I liked the free listen, Click Clack the Rattlebag by Neil Gaiman, so I thought I would try one of his books. American Gods is entertaining, with all the trouble-making gods running amuck and being petulant. They could be a little one-dimensional like that, and it made them tiresome at times.
Overall, American Gods was somewhere between 3 and 4 stars for me, with due appreciation for how the threads of the story were intertwined, and for bringing to life the gods and plunking them down in culture-shock America. A salute to Neil Gaiman for bringing in the House on the Rock in Wisconsin,and capturing the strange vibe of this tourist trap. He did a credible job of the region, in general.

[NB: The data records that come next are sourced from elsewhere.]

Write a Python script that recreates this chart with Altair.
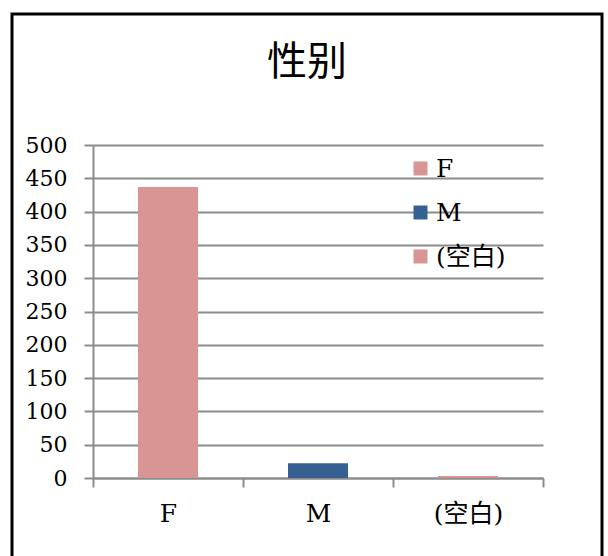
import altair as alt
import pandas as pd

# Gender breakdown
categories = ["F", "M", "(空白)"]
counts = [437, 22, 3]
colors = ["#D99594", "#366092", "#D99594"]
y_ticks = [0, 50, 100, 150, 200, 250, 300, 350, 400, 450, 500]

df = pd.DataFrame({"cat": categories, "count": counts})

SERIF = "DejaVu Serif, Noto Sans CJK SC"
GRID = "#8C8C8C"

bars = alt.Chart(df).mark_bar(width=alt.RelativeBandSize(0.4)).encode(
    x=alt.X(
        "cat:N",
        sort=categories,
        scale=alt.Scale(paddingInner=0, paddingOuter=0),
        axis=alt.Axis(
            title=None, labelAngle=0, tickBand="extent", grid=False,
            domainColor=GRID, domainWidth=2, tickColor=GRID, tickWidth=2,
            tickSize=9, labelFont=SERIF, labelFontSize=25, labelColor="#000",
            labelPadding=14,
        ),
    ),
    y=alt.Y(
        "count:Q",
        scale=alt.Scale(domain=[0, 500], nice=False),
        axis=alt.Axis(
            title=None, values=y_ticks, grid=True, gridColor=GRID, gridWidth=2,
            domainColor=GRID, domainWidth=2, tickColor=GRID, tickWidth=2,
            tickSize=9, labelFont=SERIF, labelFontSize=22, labelColor="#000",
            labelPadding=17,
        ),
    ),
    color=alt.Color(
        "cat:N",
        scale=alt.Scale(domain=categories, range=colors),
        legend=alt.Legend(
            title=None, orient="none", legendX=315, legendY=11,
            symbolType="square", symbolSize=196, symbolStrokeWidth=0,
            labelFont=SERIF, labelFontSize=25, labelColor="#000",
            labelOffset=3, rowPadding=18, padding=0,
        ),
    ),
)

title = alt.Chart(pd.DataFrame({"t": ["性别"]})).mark_text(
    font="Noto Sans CJK SC", fontSize=40, color="#000", baseline="middle", align="center"
).encode(text="t:N", x=alt.value(214), y=alt.value(-82))

frame = alt.Chart(pd.DataFrame({"a": [0]})).mark_rect(
    fill=None, stroke="#000", strokeWidth=3
).encode(x=alt.value(-81), x2=alt.value(509), y=alt.value(-131), y2=alt.value(600))

chart = alt.layer(frame, bars, title).properties(
    width=450,
    height=333,
    autosize=alt.AutoSizeParams(type="none"),
    padding={"left": 93, "top": 145, "right": 65, "bottom": 78},
    background="#FFFFFF",
).configure_view(stroke=None)

chart.save("out.html", embed_options={"renderer": "svg", "actions": False})
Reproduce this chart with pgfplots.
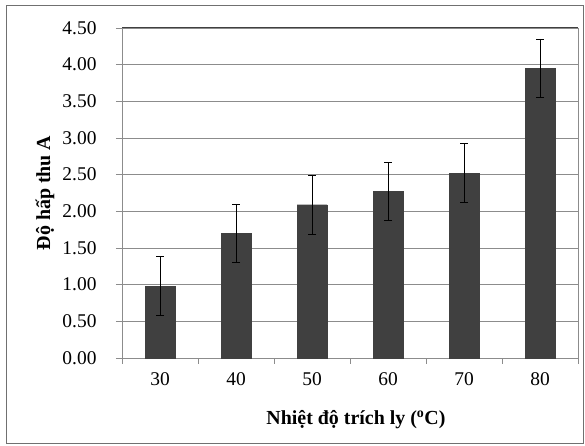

The narration was fine, although Guidall sounded a little old for Shadow, the main character. He did a masterly job, though, with the many other characters. Guidall has a naturally craggy voice, but he somehow managed to make Laura sound feminine and compelling, and the other female voices weren't bad, either.
This book was a revelation to me. I knew some of her songs, but I had no idea about all the things going on with her. In the first hour of listening, I heard hints that this might be a bit of a self-serving tale told from a predictable perspective, but after listening more (and I couldn't put it down), I changed my mind about that. Her voice (written and spoken) comes across as honest and nothing-to-hide, and all of her experiences alone make this worth a listen. She has scaled the heights, and been laid low. Sometimes, though, I wondered how her friends or acquaintances might have weighed in on the situation of the moment - I fear that sometimes she may have been the last to know.
Even if you didn't know her music, you still might find this book interesting. Besides a biography-worthy life, there is also music history in it, and as a nice bonus, she sings some of her songs.